Set the lines down again exactly, first line through the line that contains "const CHANNELS = [1, 2, 3, 4, 5, 6, 7, 8];", with no pictures.

## begin Dataset entries

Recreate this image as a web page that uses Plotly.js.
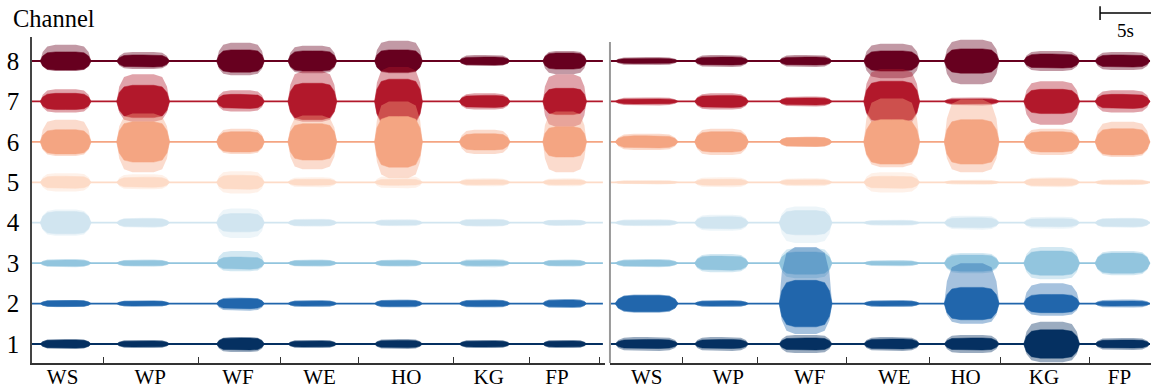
<!DOCTYPE html>
<html>
<head>
<meta charset="utf-8">
<script src="https://cdn.plot.ly/plotly-3.0.1.min.js"></script>
</head>
<body style="margin:0;padding:0;background:#fff">
<div id="chart"></div>
<script>
// ---------- data (time in seconds, amplitude in 1/40 of channel spacing) ----------
const GESTURES = ['WS', 'WP', 'WF', 'WE', 'HO', 'KG', 'FP'];
const CHANNELS = [1, 2, 3, 4, 5, 6, 7, 8];

// left recording
const LEFT_START = [0.8, 8.3, 18.1, 25.1, 33.6, 41.9, 50.1];
const LEFT_END   = [5.8, 13.5, 22.8, 29.9, 38.3, 46.9, 54.4];
const LEFT_TICKS = [7.0, 16.3, 24.4, 32.0, 41.3, 48.8, 55.7];
const LEFT_LABEL_POS = [3.0, 11.6, 20.2, 28.2, 36.7, 44.8, 51.5];
const LEFT_LENGTH = 56.0;
// rows: channel 1..8, columns: WS WP WF WE HO KG FP
const LEFT_BODY = [
  [4, 3, 6, 3, 3.5, 3, 3],
  [3, 2.5, 5, 2.5, 3, 3, 3.5],
  [3, 2.5, 6, 2.5, 2.5, 2.5, 2.5],
  [11, 4, 9, 3, 2.5, 3, 2.5],
  [6, 5, 7, 3, 3, 2.5, 2.5],
  [12, 20, 10, 18, 25, 8, 15],
  [8, 16, 7, 18, 22, 6, 13],
  [9, 6, 11, 10, 11, 4, 8]
];
const LEFT_PEAK_UP = [
  [5, 4, 7, 4, 5, 4, 4],
  [3.5, 3, 6, 3.5, 4, 4, 4.5],
  [4, 3.5, 12, 3.5, 3.5, 4, 3.5],
  [13, 5, 14, 4, 3.5, 4, 3],
  [9, 8, 11, 5, 6, 4, 4],
  [22, 28, 13, 26, 40, 12, 30],
  [12, 27, 11, 30, 34, 8, 27],
  [16, 9, 18, 15, 20, 6, 10]
];
const LEFT_PEAK_DOWN = [
  [5, 4, 8, 4, 5, 4, 4],
  [3.5, 3, 7, 3.5, 4, 4, 4.5],
  [4, 3.5, 8, 3.5, 3.5, 4, 3.5],
  [13, 5, 15, 4, 3.5, 4, 3],
  [9, 7, 11, 5, 6, 4, 4],
  [14, 30, 12, 27, 36, 12, 30],
  [11, 20, 10, 20, 25, 8, 25],
  [10, 8, 14, 12, 12, 5, 13]
];

// right recording
const RIGHT_START = [0.5, 8.3, 16.6, 24.9, 32.8, 40.6, 47.6];
const RIGHT_END   = [6.7, 13.6, 21.8, 30.4, 38.2, 46.1, 53.0];
const RIGHT_TICKS = [7.1, 14.5, 23.2, 31.4, 38.3, 47.1];
const RIGHT_LABEL_POS = [3.6, 11.6, 19.6, 27.9, 34.9, 42.6, 50.0];
const RIGHT_LENGTH = 53.0;
const RIGHT_BODY = [
  [4.5, 4.5, 6, 5, 6, 14, 4],
  [8, 2.5, 23, 2.5, 16, 9, 2.5],
  [3, 7, 11, 2, 8, 12, 10],
  [2.5, 6, 12, 2, 5, 4, 4],
  [1.5, 3, 2.5, 6, 1.5, 3.5, 2],
  [6, 10, 4.5, 22, 22, 10, 13],
  [2.5, 6, 3.5, 20, 2.5, 12, 7],
  [2.5, 4, 4, 10, 12, 7, 6]
];
const RIGHT_PEAK_UP = [
  [7, 7, 9, 7, 9, 22, 6],
  [9, 3.5, 56, 3.5, 40, 20, 4],
  [4, 9, 15, 3, 10, 16, 12],
  [3.5, 8, 16, 3, 7, 6, 5],
  [2, 5, 4, 10, 2.5, 5, 3],
  [8, 13, 5, 43, 42, 13, 20],
  [4, 8, 5, 32, 4, 20, 11],
  [4, 6, 6, 17, 21, 10, 9]
];
const RIGHT_PEAK_DOWN = [
  [7, 7, 9, 7, 9, 18, 6],
  [9, 3.5, 30, 3.5, 20, 12, 4],
  [4, 9, 15, 3, 10, 16, 12],
  [3.5, 8, 20, 3, 7, 6, 5],
  [2, 5, 4, 10, 2.5, 5, 3],
  [8, 13, 5, 25, 30, 13, 15],
  [4, 8, 5, 23, 4, 23, 11],
  [4, 6, 6, 17, 23, 10, 9]
];
const SCALE_BAR_SECONDS = 5;
const SCALE_BAR_START = 48.1;

// ---------- style ----------
const AMP_UNIT = 1 / 40;
const COLORS = ['#053061', '#2166ac', '#92c5de', '#d1e5f0', '#fddbc7', '#f4a582', '#b2182b', '#67001f'];
const FRAC  = [0, 0.05, 0.14, 0.3, 0.5, 0.7, 0.86, 0.95, 1];
const SHAPE = [0, 0.55, 0.9, 1, 1, 1, 0.9, 0.55, 0];
const SERIF = '"Liberation Serif", "Times New Roman", serif';

function envelope(ch, starts, ends, upAmp, downAmp) {
  const xs = [], ys = [];
  for (let g = 0; g < starts.length; g++) {
    const t0 = starts[g], d = ends[g] - starts[g];
    const up = upAmp[g] * AMP_UNIT, dn = downAmp[g] * AMP_UNIT;
    for (let k = 0; k < FRAC.length; k++) { xs.push(t0 + FRAC[k] * d); ys.push(ch + up * SHAPE[k]); }
    for (let k = FRAC.length - 1; k >= 0; k--) { xs.push(t0 + FRAC[k] * d); ys.push(ch - dn * SHAPE[k]); }
    xs.push(null); ys.push(null);
  }
  return { xs, ys };
}

const traces = [];
function addPanel(xa, ya, starts, ends, len, body, pu, pd) {
  for (let i = CHANNELS.length - 1; i >= 0; i--) {
    const ch = CHANNELS[i], col = COLORS[i];
    traces.push({ type: 'scatter', mode: 'lines', x: [0, len], y: [ch, ch], xaxis: xa, yaxis: ya,
      line: { color: col, width: 1.8 }, hoverinfo: 'skip', showlegend: false });
    const p = envelope(ch, starts, ends, pu[i], pd[i]);
    traces.push({ type: 'scatter', mode: 'lines', x: p.xs, y: p.ys, xaxis: xa, yaxis: ya, fill: 'toself',
      fillcolor: col, opacity: 0.4, line: { width: 0, color: col }, hoverinfo: 'skip', showlegend: false });
    const b = envelope(ch, starts, ends, body[i], body[i]);
    traces.push({ type: 'scatter', mode: 'lines', x: b.xs, y: b.ys, xaxis: xa, yaxis: ya, fill: 'toself',
      fillcolor: col, line: { width: 0.5, color: col }, hoverinfo: 'skip', showlegend: false });
  }
}
addPanel('x', 'y', LEFT_START, LEFT_END, LEFT_LENGTH, LEFT_BODY, LEFT_PEAK_UP, LEFT_PEAK_DOWN);
addPanel('x2', 'y2', RIGHT_START, RIGHT_END, RIGHT_LENGTH, RIGHT_BODY, RIGHT_PEAK_UP, RIGHT_PEAK_DOWN);

const yRange = [0.53, 8.594];
function xAxis(domain, range, anchor, labels, ticks) {
  return {
    domain: domain, range: range, anchor: anchor,
    showgrid: false, zeroline: false, showline: true, linecolor: '#333', linewidth: 1.5,
    ticks: '', tickmode: 'array', tickvals: labels, ticktext: GESTURES,
    tickfont: { family: SERIF, size: 21, color: '#000' }, ticklabelstandoff: -6,
    minor: { tickmode: 'array', tickvals: ticks, ticks: 'inside', ticklen: 6, tickcolor: '#333', tickwidth: 1, showgrid: false }
  };
}
const layout = {
  width: 1152, height: 390,
  margin: { l: 32, r: 1, t: 37, b: 27, pad: 0 },
  paper_bgcolor: '#fff', plot_bgcolor: '#fff',
  showlegend: false,
  font: { family: SERIF, color: '#000' },
  xaxis: xAxis([0, 0.512], [0, 56.2], 'y', LEFT_LABEL_POS, LEFT_TICKS),
  xaxis2: xAxis([0.5165, 1], [0, 53.1], 'y2', RIGHT_LABEL_POS, RIGHT_TICKS),
  yaxis: {
    range: yRange, anchor: 'x', showgrid: false, zeroline: false, showline: true, linecolor: '#444', linewidth: 1.5,
    ticks: '', tickmode: 'array', tickvals: CHANNELS, ticktext: CHANNELS.map(String),
    tickfont: { family: SERIF, size: 25, color: '#000' }, ticklabelstandoff: 6
  },
  yaxis2: {
    range: yRange, anchor: 'x2', showgrid: false, zeroline: false, showline: false,
    showticklabels: false, ticks: ''
  },
  shapes: [
    { type: 'line', xref: 'x2 domain', yref: 'y2 domain', x0: 0, x1: 0, y0: 0, y1: 0.985,
      line: { color: '#999', width: 2 } },
    { type: 'line', xref: 'x2', yref: 'paper', x0: SCALE_BAR_START, x1: SCALE_BAR_START + SCALE_BAR_SECONDS,
      y0: 1.0736, y1: 1.0736, line: { color: '#000', width: 1.5 } },
    { type: 'line', xref: 'x2', yref: 'paper', x0: SCALE_BAR_START, x1: SCALE_BAR_START,
      y0: 1.052, y1: 1.094, line: { color: '#000', width: 1.5 } }
  ],
  annotations: [
    { text: 'Channel', xref: 'paper', yref: 'paper', x: 0, y: 1, xanchor: 'left', yanchor: 'middle',
      xshift: -21, yshift: 19, showarrow: false, font: { family: SERIF, size: 24.5, color: '#000' } },
    { text: SCALE_BAR_SECONDS + 's', xref: 'x2', yref: 'paper', x: SCALE_BAR_START + SCALE_BAR_SECONDS / 2, y: 1.021,
      xanchor: 'center', yanchor: 'middle', showarrow: false, font: { family: SERIF, size: 19, color: '#000' } }
  ]
};
Plotly.newPlot('chart', traces, layout, { displayModeBar: false });
</script>
</body>
</html>
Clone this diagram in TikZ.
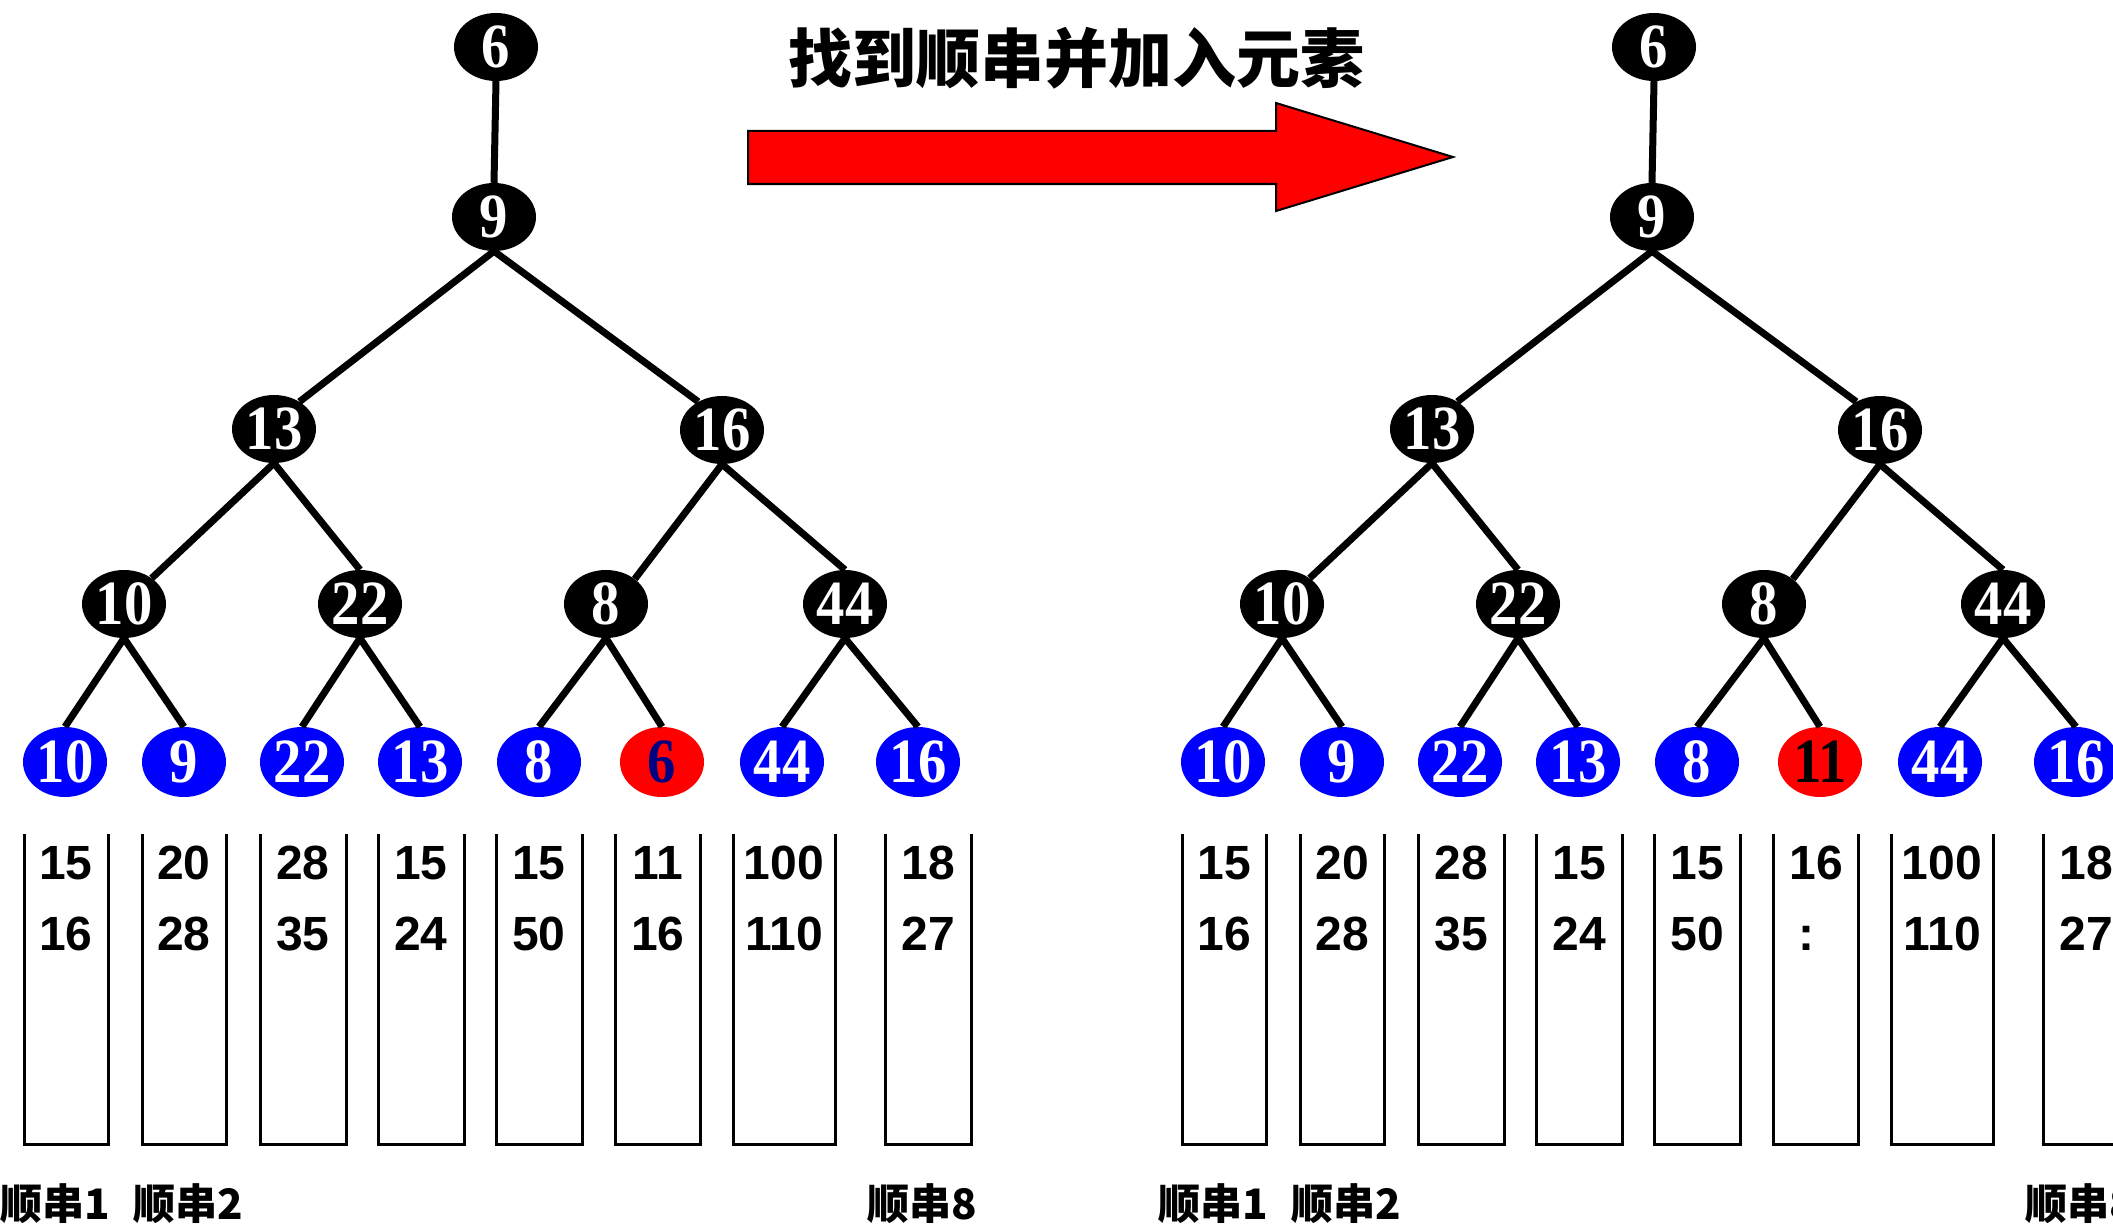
\documentclass[tikz,border=0pt]{standalone}
\usepackage{fontspec}
\usetikzlibrary{shapes.geometric}
\setmainfont{Liberation Sans}
\newfontfamily\numfont{Liberation Serif}[FakeStretch=0.9]
\newfontfamily\boxfont{Liberation Sans}
\newfontfamily\cjkfont{Noto Sans CJK SC}
\definecolor{navyblue}{RGB}{0,0,128}
\tikzset{
  tn/.style={ellipse, fill=black, text=white, minimum width=84pt, minimum height=68pt,
    inner sep=0pt, font=\numfont\bfseries\fontsize{63}{63}\selectfont},
  leafb/.style={tn, fill=blue, minimum height=70pt},
  leafr/.style={tn, fill=red, minimum height=70pt},
  edge/.style={line width=7pt},
  boxline/.style={line width=3pt},
  num/.style={font=\boxfont\bfseries\fontsize{48}{48}\selectfont, anchor=base, inner sep=0pt},
  lab/.style={font=\cjkfont\bfseries\fontsize{42}{42}\selectfont, anchor=base, inner sep=0pt},
  ttl/.style={font=\cjkfont\bfseries\fontsize{64}{64}\selectfont, anchor=base, inner sep=0pt},
  bigarrow/.style={fill=red, draw=black, line width=2pt, line join=miter},
}
% #1 prefix, #2 shift, #3 leaf-6 text, #4 leaf-6 text colour,
% #5 box-6 first entry, #6 box-6 second entry, #7 x of box-6 second entry
\newcommand\drawpanel[7]{%
\begin{scope}[xshift=#2pt]
  % inner tree nodes
  \node[tn] (#1n6)  at (496,47)  {6};
  \node[tn] (#1n9)  at (494,217) {9};
  \node[tn] (#1n13) at (274,429) {13};
  \node[tn] (#1n16) at (722,430) {16};
  \node[tn] (#1n10) at (124,604) {10};
  \node[tn] (#1n22) at (360,604) {22};
  \node[tn] (#1n8)  at (606,604) {8};
  \node[tn] (#1n44) at (845,604) {44};
  % leaves
  \node[leafb] (#1l1) at (65,762)  {10};
  \node[leafb] (#1l2) at (184,762) {9};
  \node[leafb] (#1l3) at (302,762) {22};
  \node[leafb] (#1l4) at (420,762) {13};
  \node[leafb] (#1l5) at (539,762) {8};
  \node[leafr, text=#4] (#1l6) at (662,762) {#3};
  \node[leafb] (#1l7) at (782,762) {44};
  \node[leafb] (#1l8) at (918,762) {16};
  % edges
  \draw[edge] (#1n6.south)  -- (#1n9.north);
  \draw[edge] (#1n9.south)  -- (#1n13.47);
  \draw[edge] (#1n9.south)  -- (#1n16.130);
  \draw[edge] (#1n13.south) -- (#1n10.43);
  \draw[edge] (#1n13.south) -- (#1n22.north);
  \draw[edge] (#1n16.south) -- (#1n8.41);
  \draw[edge] (#1n16.south) -- (#1n44.north);
  \draw[edge] (#1n10.south) -- (#1l1.north);
  \draw[edge] (#1n10.south) -- (#1l2.north);
  \draw[edge] (#1n22.south) -- (#1l3.north);
  \draw[edge] (#1n22.south) -- (#1l4.north);
  \draw[edge] (#1n8.south)  -- (#1l5.north);
  \draw[edge] (#1n8.south)  -- (#1l6.north);
  \draw[edge] (#1n44.south) -- (#1l7.north);
  \draw[edge] (#1n44.south) -- (#1l8.north);
  % runs (open-top boxes)
  \draw[boxline] (24,834)  -- (24,1144)  -- (108,1144) -- (108,834);
  \draw[boxline] (142,834) -- (142,1144) -- (226,1144) -- (226,834);
  \draw[boxline] (260,834) -- (260,1144) -- (346,1144) -- (346,834);
  \draw[boxline] (378,834) -- (378,1144) -- (464,1144) -- (464,834);
  \draw[boxline] (496,834) -- (496,1144) -- (582,1144) -- (582,834);
  \draw[boxline] (615,834) -- (615,1144) -- (700,1144) -- (700,834);
  \draw[boxline] (733,834) -- (733,1144) -- (835,1144) -- (835,834);
  \draw[boxline] (885,834) -- (885,1144) -- (971,1144) -- (971,834);
  % run contents
  \node[num] (#1b1a) at (66,879)  {15};  \node[num] (#1b1b) at (66,950)  {16};
  \node[num] (#1b2a) at (184,879) {20};  \node[num] (#1b2b) at (184,950) {28};
  \node[num] (#1b3a) at (303,879) {28};  \node[num] (#1b3b) at (303,950) {35};
  \node[num] (#1b4a) at (421,879) {15};  \node[num] (#1b4b) at (421,950) {24};
  \node[num] (#1b5a) at (539,879) {15};  \node[num] (#1b5b) at (539,950) {50};
  \node[num] (#1b6a) at (658,879) {#5};  \node[num] (#1b6b) at (#7,950) {#6};
  \node[num] (#1b7a) at (784,879) {100}; \node[num] (#1b7b) at (784,950) {110};
  \node[num] (#1b8a) at (928,879) {18};  \node[num] (#1b8b) at (928,950) {27};
  % run labels
  \node[lab] (#1s1) at (55,1219)  {顺串1};
  \node[lab] (#1s2) at (188,1219) {顺串2};
  \node[lab] (#1s8) at (922,1219) {顺串8};
\end{scope}}

\begin{document}
\begin{tikzpicture}[x=1pt,y=-1pt]
\useasboundingbox (0,0) rectangle (2113,1228);
\begin{scope}
\clip (0,0) rectangle (2113,1228);
\fill[white] (0,0) rectangle (2113,1228);
\drawpanel{L}{0}{6}{navyblue}{11}{16}{658}
\drawpanel{R}{1158}{11}{black}{16}{:}{648}
% title and big arrow
\node[ttl] (title) at (1076,83) {找到顺串并加入元素};
\draw[bigarrow] (748,131) -- (1276,131) -- (1276,103) -- (1453,157)
  -- (1276,211) -- (1276,184) -- (748,184) -- cycle;
\end{scope}
\end{tikzpicture}
\end{document}
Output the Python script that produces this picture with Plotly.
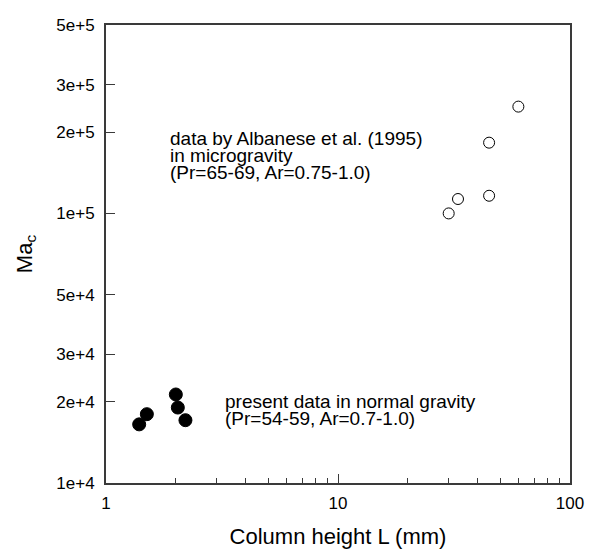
import plotly.graph_objects as go

# Present data in normal gravity
present_L = [1.39, 1.50, 2.00, 2.04, 2.20]
present_Ma = [1.65e4, 1.80e4, 2.13e4, 1.905e4, 1.71e4]

# Albanese et al. (1995), microgravity
alb_L = [59.9, 44.8, 44.8, 32.9, 30.0]
alb_Ma = [2.49e5, 1.83e5, 1.163e5, 1.131e5, 1.00e5]

y_tickvals = [1e4, 2e4, 3e4, 5e4, 1e5, 2e5, 3e5, 5e5]
y_ticktext = ["1e+4", "2e+4", "3e+4", "5e+4", "1e+5", "2e+5", "3e+5", "5e+5"]
x_tickvals = [1, 10, 100]
x_ticktext = ["1", "10", "100"]
x_minor = [m * d for d in (1, 10) for m in range(2, 10)]

FONT = "Arial, Liberation Sans, sans-serif"
AX = "#3a3a3a"

fig = go.Figure()
fig.add_trace(go.Scatter(
    x=present_L, y=present_Ma, mode="markers",
    marker=dict(symbol="circle", size=13, color="black", line=dict(color="black", width=1)),
    showlegend=False))
fig.add_trace(go.Scatter(
    x=alb_L, y=alb_Ma, mode="markers",
    marker=dict(symbol="circle", size=11, color="white", line=dict(color="black", width=1)),
    showlegend=False))

PLOT_L, PLOT_W, PLOT_T, PLOT_H = 106, 464, 16, 467
ann1 = ["data by Albanese et al. (1995)", "in microgravity", "(Pr=65-69, Ar=0.75-1.0)"]
ann2 = ["present data in normal gravity", "(Pr=54-59, Ar=0.7-1.0)"]
for i, t in enumerate(ann1):
    fig.add_annotation(x=(168 - PLOT_L) / PLOT_W, y=1 - (132 + 17 * i - PLOT_T) / PLOT_H,
                       xref="paper", yref="paper",
                       text=t, showarrow=False, xanchor="left", yanchor="middle",
                       font=dict(family=FONT, size=19, color="black"))
for i, t in enumerate(ann2):
    fig.add_annotation(x=(223 - PLOT_L) / PLOT_W, y=1 - (400 + 17 * i - PLOT_T) / PLOT_H,
                       xref="paper", yref="paper",
                       text=t, showarrow=False, xanchor="left", yanchor="middle",
                       font=dict(family=FONT, size=19, color="black"))

fig.update_layout(
    width=585, height=546,
    margin=dict(l=98, r=23, t=8, b=71),
    paper_bgcolor="white", plot_bgcolor="white",
    font=dict(family=FONT, size=17, color="black"),
    xaxis=dict(
        type="log", range=[0, 2],
        tickvals=x_tickvals, ticktext=x_ticktext,
        ticks="inside", ticklen=9, tickwidth=1, tickcolor=AX,
        minor=dict(tickvals=x_minor, ticks="inside", ticklen=5, tickwidth=1, tickcolor=AX),
        showline=True, linecolor=AX, linewidth=2, mirror=True,
        showgrid=False, zeroline=False,
        ticklabelstandoff=4,
        tickfont=dict(size=17),
        title=dict(text="Column height L (mm)", font=dict(size=22), standoff=16),
    ),
    yaxis=dict(
        type="log", range=[4, 5.69897],
        tickvals=y_tickvals, ticktext=y_ticktext,
        ticks="inside", ticklen=9, tickwidth=1, tickcolor=AX,
        showline=True, linecolor=AX, linewidth=2, mirror=True,
        showgrid=False, zeroline=False,
        ticklabelstandoff=6,
        tickfont=dict(size=17),
        title=dict(text="Ma<sub>c</sub>", font=dict(size=22), standoff=18),
    ),
)

fig.write_html("out.html")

## end Dataset entries

» Worked answer
Recreate this image as a web page that uses Plotly.js.
<!DOCTYPE html>
<html>
<head>
<meta charset="utf-8">
<script src="https://cdn.plot.ly/plotly-3.0.1.min.js"></script>
</head>
<body style="margin:0;padding:0;background:#fff">
<div id="chart"></div>
<script>
// ---------- data (time in seconds, amplitude in 1/40 of channel spacing) ----------
const GESTURES = ['WS', 'WP', 'WF', 'WE', 'HO', 'KG', 'FP'];
const CHANNELS = [1, 2, 3, 4, 5, 6, 7, 8];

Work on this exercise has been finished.